CAN: Deduct fully, including meals, expenses incurred for recreational, social, or similar activities primarily to benefit employees, such as expenses for an annual holiday party or summer outing.


Some 2018 planning thoughts Abo and Company has already started to suggest:

Our business clients and self-employed individuals should remember a few things when reviewing their 2018 meals and entertainment policies. Because the effective date of the law changes is based on expenses incurred after Dec. 31, 2017, the new rules will apply now regardless of your company's year-end. Fiscal year-end clients will need to modify their policies and everyone may wish to assess whether changes to their expense or reimbursement policies are warranted.  The burden of proof is on the client, the taxpayer, to establish that a business meal is not an entertainment expense. There is little guidance, but if a meal is determined to be part of an entertainment expense, then such meal will be zero deductible.

Our suggestion? Maximize tax savings and even save time/money on tax return compliance (yep, fees to us) by keeping good records and segregating your general ledger accounts for entertainment expense which is nondeductible, for business meals that are 50% deductible and for recreational/social expenses that primarily benefit employees that would be 100% deductible.

 Clients might also want to consider the impact for post 12/31/17 charitable events, sponsorship arrangements and the like. Sponsorship arrangements often include sport tickets besides advertising benefits. Under the new law, the portion of a sponsorship agreement allocable to suites or game tickets will be nondeductible instead of 50% deductible. The remainder of the sponsorship agreement should continue to be deductible as an advertising expense.

Also, the cost of charitable sporting events (such as that charity golf outing that our bud Ron Jaworski hosts at one his courses) typically involves several components: the cost of the golf/meals/cocktails and the charitable contribution for amounts paid over that amount. The cost allocable to golf and meals used to be at least 50% deductible. Effective January 1, 2018, the cost of golf and even the meals are no longer deductible. The charitable contribution component is still deductible.

Promotional events are still deductible as a marketing expense.  Thus, we've discussed with business clients that they may brand outings with more advertising to qualify for the deduction. Care should be taken to press the business pitch for the entire duration of the event, not just a few minutes.

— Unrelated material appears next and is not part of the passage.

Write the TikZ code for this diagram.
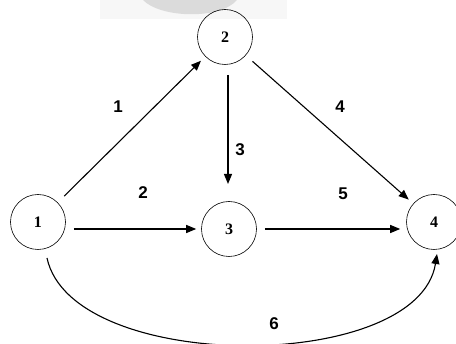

Ironically, Marty Abo remembers when he was invited as a participant to the White House Conference on Small Business and for 15 years thereafter asked by the SEC to participate in its annual Government Business Forum on Small Business Formation. Limiting deductibility of business meals and entertainment was always a key recommendation to Congress and the President and limiting such to 50% (and now 100% for entertainment) was always viewed as a major impediment to small business and small business capital formation. Eliminating the entertainment deduction and restricting business meals hurts small businesses that must promote their business by entertaining clients. Personal meetings with existing or potential customers at a restaurant are one of the primary methods of client development for small businesses. We're going backwards, folks.